### What you should do:
Gather all lines with "that" from the records.

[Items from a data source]
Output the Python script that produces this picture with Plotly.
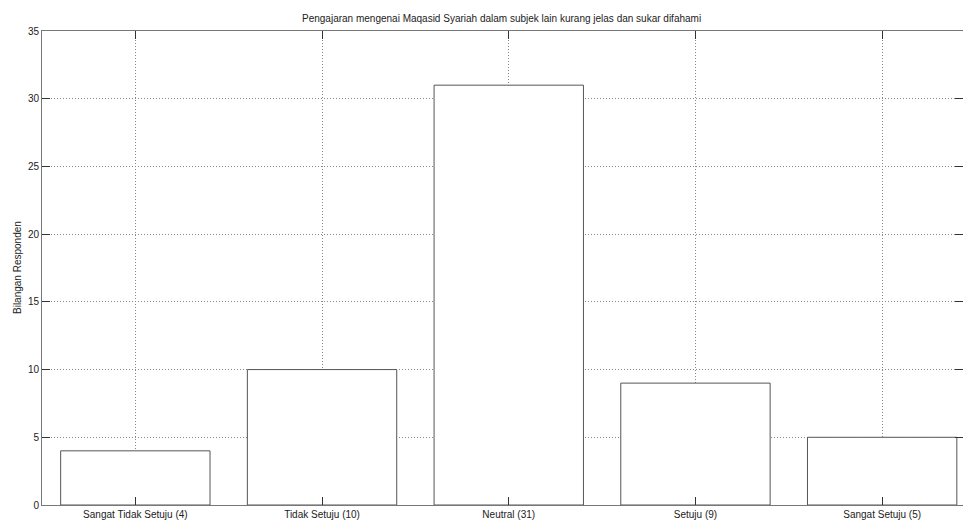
import plotly.graph_objects as go

categories = ["Sangat Tidak Setuju (4)", "Tidak Setuju (10)", "Neutral (31)", "Setuju (9)", "Sangat Setuju (5)"]
positions = [1, 2, 3, 4, 5]
values = [4, 10, 31, 9, 5]
y_ticks = [0, 5, 10, 15, 20, 25, 30, 35]
title_text = "Pengajaran mengenai Maqasid Syariah dalam subjek lain kurang jelas dan sukar difahami"
y_label = "Bilangan Responden"

fig = go.Figure()
fig.add_trace(go.Bar(
    x=positions, y=values, width=0.8,
    marker=dict(color="white", line=dict(color="#555555", width=1)),
    showlegend=False, hoverinfo="skip",
))

font = dict(family="Liberation Sans, Arial, sans-serif", size=10, color="#222222")

L, T, B, W, H = 42, 31, 15, 963, 520
plot_h = H - T - B
plot_w = W - L

fig.update_layout(
    width=W, height=H,
    margin=dict(l=L, r=0, t=T, b=B),
    paper_bgcolor="white", plot_bgcolor="white",
    font=font,
    xaxis=dict(
        range=[0.5, 5.433],
        tickmode="array", tickvals=positions, ticktext=categories,
        ticks="inside", ticklen=8, tickcolor="#333333",
        showline=True, linecolor="#777777", linewidth=1, mirror="ticks",
        showgrid=True, gridcolor="#888888", griddash="1px,2px", gridwidth=1,
        zeroline=False, tickfont=font,
    ),
    yaxis=dict(
        range=[0, 35],
        tickmode="array", tickvals=y_ticks,
        ticks="inside", ticklen=8, tickcolor="#333333",
        showline=True, linecolor="#777777", linewidth=1, mirror="ticks",
        showgrid=True, gridcolor="#888888", griddash="1px,2px", gridwidth=1,
        zeroline=False, tickfont=font,
    ),
    annotations=[
        dict(text=title_text, x=(501 - L) / plot_w, y=1 + (T - 18) / plot_h,
             xref="paper", yref="paper", yanchor="middle",
             showarrow=False, font=font),
        dict(text=y_label, x=(17 - L) / plot_w, y=0.5, xref="paper", yref="paper",
             xanchor="center", textangle=-90, showarrow=False, font=font),
    ],
)

fig.write_html("out.html", config={"displayModeBar": False},
               post_script="document.body.style.margin='0';document.body.style.overflow='hidden';")
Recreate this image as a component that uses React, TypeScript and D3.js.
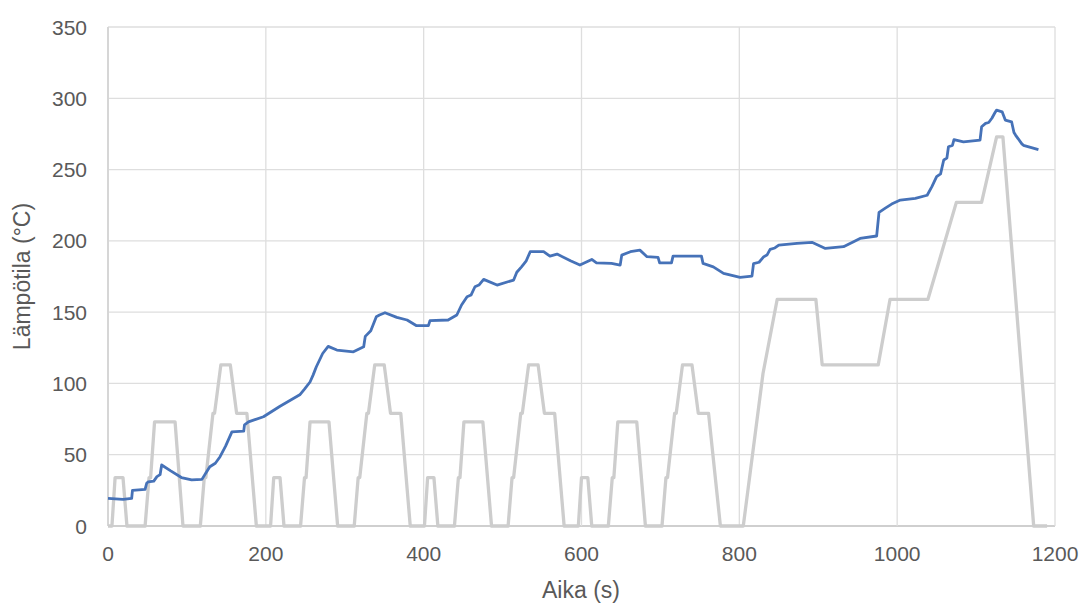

### Response to this exercise:
Output the Python script that produces this picture with Plotly.
Recreate this image as a component that uses React, TypeScript and D3.js.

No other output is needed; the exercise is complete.